What would be the effects of a Chicxulub-sized impact on Earth's magnetic field?
What would it take in terms of impact size to interrupt or stop Earth's (or an Earth-like planet's) magnetic field?
This post was sourced from https://worldbuilding.stackexchange.com/q/7192. It is licensed under CC BY-SA 3.0.
1 answer
Earth's magnetic field is caused by movements in its core. Its outer core is roughly $2,890,000 \text{ meters}$ below Earth's surface. Therefore, to directly interfere with Earth's magnetic field, this thing is going to have to make a crater $2,890,000 \text{ meters}$ deep.
Issac Newton figured out how to calculate this. The depth $D$ actually doesn't (at least for high-velocity approximations) depend on the velocity of the incoming object, but on the densities of the object ($\rho_o$) and the target ($\rho_t$), and on the length $l$ of the projectile. They are related by $$D=l\frac{\rho_o}{\rho t}$$ Given that the density of an asteroid is about $2 \text{ g/cm}^3$, and the density of Earth is about $5.514 \text{g/cm}^3$, the asteroid would have to have a diameter (assuming a sphere) of $$l=D\frac{\rho_t}{\rho_o}=2,890,000 \frac{2}{5.514}=1,048,240 \text{ meters}$$ By comparison, the object that caused the Chicxulub crater was only about $10,000 \text{ meters}$ in diameter.

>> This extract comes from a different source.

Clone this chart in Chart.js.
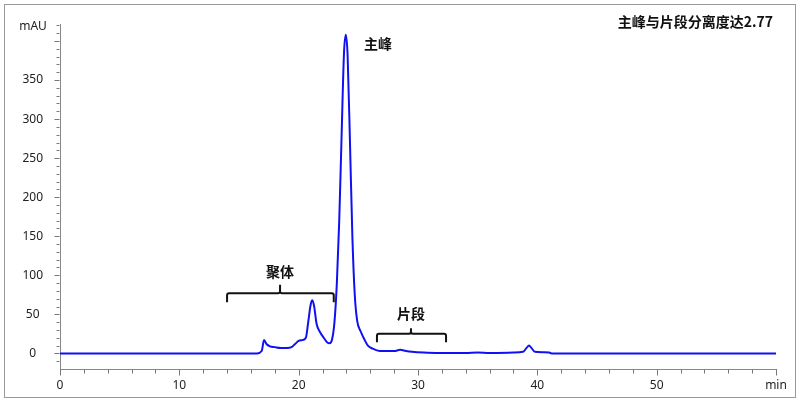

Oh, and with a diameter that big, the mass of the object would be $$\frac{4}{3}\pi (1,048,240/2)^3 \times 2,000,000 = \text{something really large}^1$$ Most likely enough to destroy the Earth. So either we're screwed, or we keep our magnetic field. I'd choose the latter.
There are only a few asteroids over $500,000 \text{ meters}$ in diameter, so this thing is probably non-existent in the solar system - unless you count moons and planets. However, they have pretty stable orbits, so I'd say we're okay.
$^1$ I calculated $1.206 \times 10^{24} \text{ meters}$, about $\frac{1}{3}$ the mass of Earth.